Парень затравленно покосился на Рутман. Потом на бородатого Горбовца:
– А… я… а когда я… когда… мне надо…
– Не задавай вопросов, – перебил Уранов. – Ты потрясен. И должен привыкнуть.
– Ты ищо слабой. – Горбовец гладил его голову. – Отлежисси, тогда и потолкуем.
– Тогда все узнаешь. Болит? – Рутман осторожно прикладывала мокрое полотенце к круглым кровоподтекам.
– Бо…лит… – Парень всхлипнул. Закрыл глаза.
– Наконец-то полотенце пригодилось. А то мочу-мочу перед каждым стуком. А после пустышка. И – отжимай воду! – Рутман рассмеялась. Осторожно обняла Лапина. – Слушай… ну это кайф, что ты наш. Я так рада…
Внедорожник закачался на ухабах. Парень вскрикнул.
– Полегшей… не гони… – Горбовец теребил бороду.
– Очень больно, Урал? – Рутман с удовольствием произнесла новое имя.
– Очень… А-а-а-а! – Парень стонал и вскрикивал.
– Все, все. Сейчас трясти не будет. – Уранов рулил. Осторожно. Машина выползла на Ярославское шоссе. Повернула. Понеслась к Москве.
– Ты студент, – произнесла Рутман утвердительно, – МГУ, журфак.
Парень промычал в ответ.
– Я тоже училась. В педе на экономическом.
– Никак ты тово, паря… – Горбовец улыбнулся. Потянул носом. – Обделалси! Спужался, маленькой!
От Лапина слегка попахивало калом.
– Это вполне нормально. – Уранов щурился на дорогу.
– Когда меня стучали, я тоже коричневого творожку произвела. – Рутман в упор разглядывала худощавое лицо парня. – Да и кипяточку подпустила классно так, по-тихому. А ты… – она потрогала его между ног, – спереди сухой. Ты не армянин?
Парень мотнул головой.
– С Кавказа есть чего-то? – Она провела пальцем по горбатому носу Лапина.
Он снова мотнул головой. Лицо его бледнело сильней. Покрывалось потом.
– А с Прибалтики – нет? Нос у тебя красивый.
– Не приставай, коза, ему сичас не до носа, – проворчал Горбовец.
– Охам, набери клинику, – приказал Уранов.
Рутман достала мобильный, набрала:
– Это мы. У нас брат. Двадцать. Да. Да. Сколько? Ну, минут…

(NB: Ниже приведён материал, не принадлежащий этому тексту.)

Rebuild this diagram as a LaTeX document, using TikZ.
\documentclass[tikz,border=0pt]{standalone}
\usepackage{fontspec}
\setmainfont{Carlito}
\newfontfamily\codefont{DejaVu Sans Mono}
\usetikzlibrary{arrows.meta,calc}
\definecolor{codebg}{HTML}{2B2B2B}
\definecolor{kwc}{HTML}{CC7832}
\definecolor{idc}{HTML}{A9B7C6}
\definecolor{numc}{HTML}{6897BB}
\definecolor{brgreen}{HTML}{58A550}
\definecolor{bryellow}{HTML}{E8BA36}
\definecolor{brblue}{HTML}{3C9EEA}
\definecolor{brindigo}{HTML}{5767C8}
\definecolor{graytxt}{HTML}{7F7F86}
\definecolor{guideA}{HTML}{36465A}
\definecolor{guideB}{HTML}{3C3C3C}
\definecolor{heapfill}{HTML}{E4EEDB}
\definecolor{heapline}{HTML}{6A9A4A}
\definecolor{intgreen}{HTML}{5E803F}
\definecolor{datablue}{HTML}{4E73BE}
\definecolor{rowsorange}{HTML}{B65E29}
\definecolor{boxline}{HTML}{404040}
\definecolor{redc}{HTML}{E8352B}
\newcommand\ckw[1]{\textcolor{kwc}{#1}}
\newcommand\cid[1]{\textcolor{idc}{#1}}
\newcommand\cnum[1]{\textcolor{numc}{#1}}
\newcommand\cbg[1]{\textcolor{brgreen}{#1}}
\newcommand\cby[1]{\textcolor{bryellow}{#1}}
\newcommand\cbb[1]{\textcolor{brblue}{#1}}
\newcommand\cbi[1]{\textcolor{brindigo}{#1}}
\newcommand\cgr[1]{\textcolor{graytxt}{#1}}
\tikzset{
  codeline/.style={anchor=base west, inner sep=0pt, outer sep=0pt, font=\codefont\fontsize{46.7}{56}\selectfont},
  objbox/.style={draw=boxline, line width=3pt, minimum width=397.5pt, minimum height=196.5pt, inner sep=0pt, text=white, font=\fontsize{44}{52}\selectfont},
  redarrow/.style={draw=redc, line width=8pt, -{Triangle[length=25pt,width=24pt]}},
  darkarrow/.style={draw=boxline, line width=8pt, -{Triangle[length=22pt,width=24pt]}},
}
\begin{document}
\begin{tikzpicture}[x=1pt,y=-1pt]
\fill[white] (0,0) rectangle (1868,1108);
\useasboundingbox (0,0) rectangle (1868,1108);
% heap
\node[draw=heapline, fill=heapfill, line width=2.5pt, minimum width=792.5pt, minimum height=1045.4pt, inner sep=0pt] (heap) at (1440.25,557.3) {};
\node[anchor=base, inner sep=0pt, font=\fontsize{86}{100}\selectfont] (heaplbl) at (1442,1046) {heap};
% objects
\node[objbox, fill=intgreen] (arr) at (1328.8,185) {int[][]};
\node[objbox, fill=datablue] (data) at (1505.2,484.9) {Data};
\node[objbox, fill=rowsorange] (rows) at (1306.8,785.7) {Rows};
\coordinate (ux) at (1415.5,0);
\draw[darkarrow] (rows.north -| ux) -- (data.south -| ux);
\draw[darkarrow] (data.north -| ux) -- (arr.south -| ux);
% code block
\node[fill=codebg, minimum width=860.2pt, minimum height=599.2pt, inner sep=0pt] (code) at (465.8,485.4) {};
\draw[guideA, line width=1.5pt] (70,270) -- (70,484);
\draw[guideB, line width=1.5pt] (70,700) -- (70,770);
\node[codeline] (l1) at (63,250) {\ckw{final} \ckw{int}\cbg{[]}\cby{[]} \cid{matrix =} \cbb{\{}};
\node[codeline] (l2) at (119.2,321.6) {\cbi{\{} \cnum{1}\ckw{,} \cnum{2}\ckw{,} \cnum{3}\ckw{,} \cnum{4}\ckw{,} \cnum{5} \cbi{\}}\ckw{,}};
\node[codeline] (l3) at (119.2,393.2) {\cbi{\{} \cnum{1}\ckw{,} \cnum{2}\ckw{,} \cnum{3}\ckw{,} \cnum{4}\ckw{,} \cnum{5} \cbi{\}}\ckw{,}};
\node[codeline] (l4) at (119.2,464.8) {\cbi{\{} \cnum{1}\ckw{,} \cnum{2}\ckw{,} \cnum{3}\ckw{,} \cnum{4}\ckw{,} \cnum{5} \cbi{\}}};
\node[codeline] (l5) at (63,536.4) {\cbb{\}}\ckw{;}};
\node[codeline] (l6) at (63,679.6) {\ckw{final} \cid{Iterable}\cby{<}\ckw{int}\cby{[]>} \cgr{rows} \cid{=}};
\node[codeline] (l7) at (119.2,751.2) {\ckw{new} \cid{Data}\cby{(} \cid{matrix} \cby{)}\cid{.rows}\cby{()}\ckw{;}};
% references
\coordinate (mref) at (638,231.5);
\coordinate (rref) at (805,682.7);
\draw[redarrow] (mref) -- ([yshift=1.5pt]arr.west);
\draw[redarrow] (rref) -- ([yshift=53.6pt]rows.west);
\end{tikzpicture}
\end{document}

– Двадцать пять, – подсказал Уранов.
– Через полчаса будем. Да.
Она убрала мобильный.
Лапин склонил голову на ее плечо. Закрыл глаза. Провалился в забытье.
Подъехали к клинике:
Новолужнецкий пр., д. 7.
Остановились у проходной. Уранов показал пропуск. Подъехали к трехэтажному зданию. За стеклянными дверями стояли два дюжих санитара в голубых халатах.
Уранов открыл дверь машины. Санитары подбежали. Подвезли коляску-кровать. Стали вытаскивать Лапина. Он очнулся и слабо вскрикнул. Его положили на коляску. Притянули ремнями. Ввезли в дверь клиники.
Рутман и Горбовец остались возле машины. Уранов двинулся за коляской.
В приемной палате их ждал врач: полноватый, сутулый, густые волосы с проседью, золотые очки, тщательно подстриженная бородка, голубой халат.
Он стоял у стены. Курил. Держал пепельницу.
Санитары подвезли к нему коляску.
– Как обычно? – спросил врач.
– Да. – Уранов посмотрел на его бороду.
– Осложнения?
– Там, кажется, грудина треснула.
– Как давно? – Врач снял с груди Лапина полотенце.
– Минут… сорок назад.
Вбежала ассистентка: среднего роста, каштановые волосы, серьезное скуластое лицо:
– Простите, Семен Ильич.
– Так… – Врач загасил окурок. Поставил пепельницу на подоконник. Склонился над Лапиным. Коснулся распухшей фиолетовой грудины. – Значит, сперва: наш коктейль в тумане светит. Потом на рентген. А после ко мне.
Он резко повернулся и двинулся к двери.
– Мне остаться? – спросил Уранов.
– Незачем. Утром. – Врач вышел.
Ассистентка распечатала шприц. Насадила иглу. Преломила две ампулы и набрала из них шприцем.
Уранов провел рукой по щеке Лапина. Тот открыл глаза. Поднял голову. Оглянулся. Кашлянул. И рванулся с коляски.